La Albats, figura quasi mitica dei pochi media indipendenti rimasti in Russia, l'Urss ha fatto in tempo a conoscerla bene. Gli uomini oggi al potere "vengono dal Kgb" nota "e hanno un background che li ha abituati a considerare gli Stati Uniti come il nemico numero uno. Vivono in un'atmosfera da cospirazione, trattare con loro è difficile".

QUALCOSA DA PERDERE
Ma sono davvero fatti così, l'ex colonnello del Kgb Vladimir Putin e i suoi? O è strategia? "Impossibile entrare nelle loro teste", risponde la giornalista russa. "Ma quel che sappiamo per certo" aggiunge "è che hanno qualcosa da perdere: negli ultimi sedici anni Putin e i suoi hanno accumulato una ricchezza immensa, e l'unico modo che hanno per difenderla è rimanere al potere. Vorrebbero rimanere al potere per sempre. Questa è la vera ragione della retorica della guerra e della situazione in Siria: Putin e sodali vogliono conservare il potere. Per sempre".

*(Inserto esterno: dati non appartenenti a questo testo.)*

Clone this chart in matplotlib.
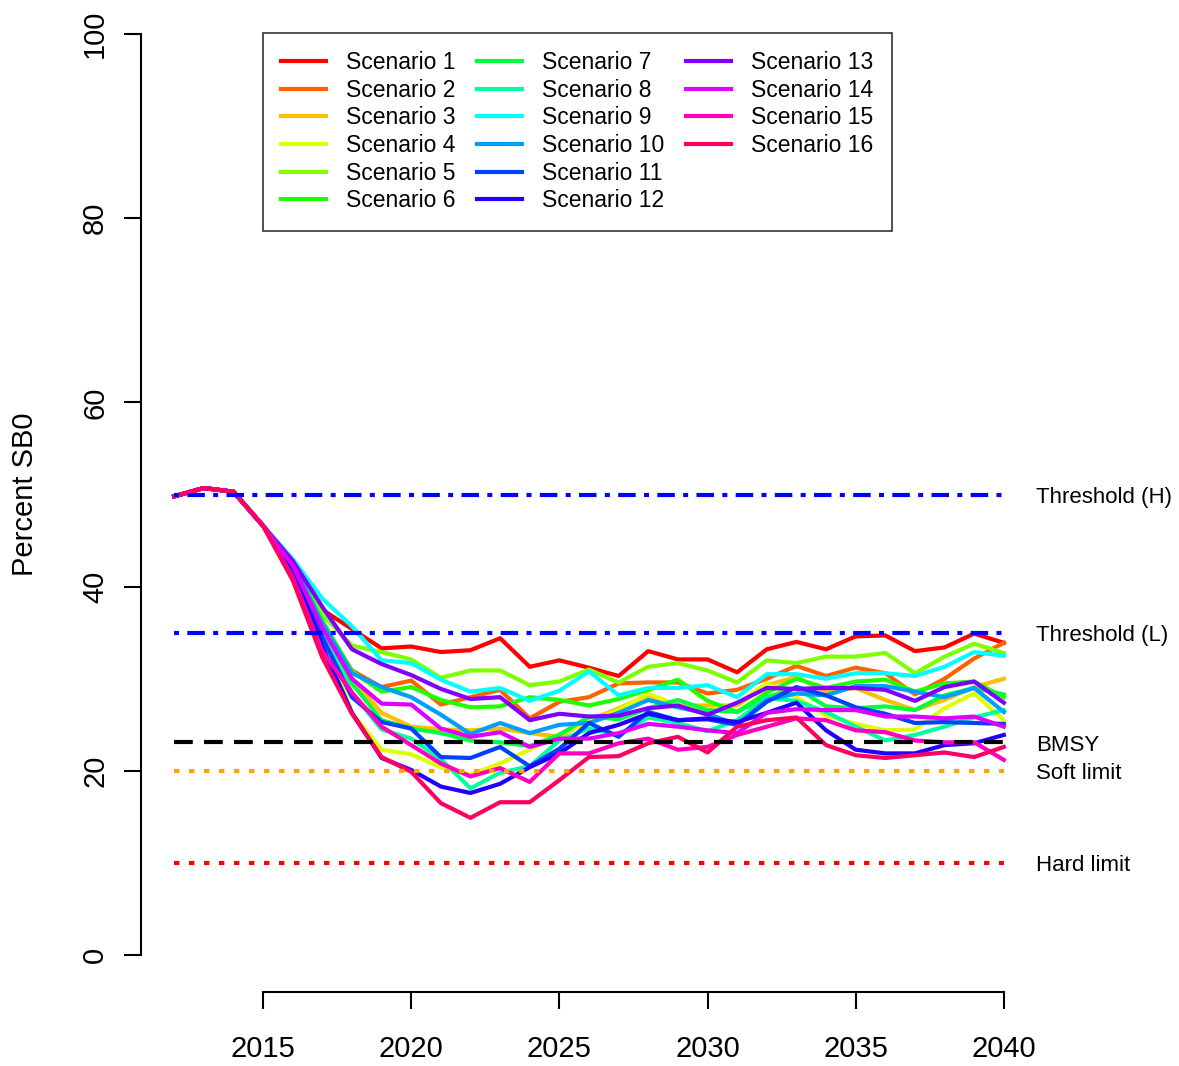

Quindi, i responsabili della politica di Mosca non vogliono Armageddon ma sono disposti ad arrivarci vicino, per motivi più personali che altro. E' soprattutto dal dispositivo russo in Siria che potrebbe scattare la scintilla che fa perdere il controllo della situazione. Il problema è che i russi, e probabilmente anche gli americani, "non sanno dove sono i paletti", come ci dice Fyodor Lukianov.

Il casus belli perfetto potrebbe esser fornito dai sistemi missilistici paradossalmente detti "di difesa" portati dai russi sul teatro del conflitto siriano. Servono a prevenire attacchi o bombardamenti statunitensi contro le truppe di Assad, e per impedire che gli Usa impongano una no flight zone. Un bel rischio, però. I missili potrebbero esser lanciati per sbaglio, e gli americani riterrebbero Mosca responsabile. A quel punto, è difficile prevedere cosa ne seguirebbe.

TEMPI NUOVI
Il settimanale che Yevgenia Albats dirige si chiama The New Times, ha una linea liberale e si oppone al governo evitando crociate e basandosi sui fatti. Stile anglosassone. Nell'ultima edizione la rivista spiega quel che sta succedendo tra Mosca e Washington: sulla copertina c'è un bottone rosso e il logo delle radiazioni, sotto il titolo "Il ricatto nucleare del Cremlino".

"Le armi nucleari sono l'unica leva che la Russia può utilizzare a suo vantaggio, e la utilizza come intimidazione nei confronti degli Stati Uniti e dell' Occidente", spiega tranquillamente il direttore. Alla Albats non manca proprio il coraggio.

Quando le chiesero se avesse paura di essere uccisa, dopo l'assassinio della sua amica Anna Politkovskaya - la giornalista ammazzata esattamente dieci anni fa dopo le sue circostanziate inchieste sui crimini nel conflitto ceceno - Yevgenia quasi si mise a ridere: dopo tutti questi anni di Urss, e di critiche a Putin? Ma di che volete che abbia più paura, disse.

Lasciamo Yevgenya Albats davanti al computer nella redazione del New Times, in un palazzone di uffici nel quartiere Mayakovskya nel centro di Mosca. E' notte fonda e c'è da chiudere un'edizione.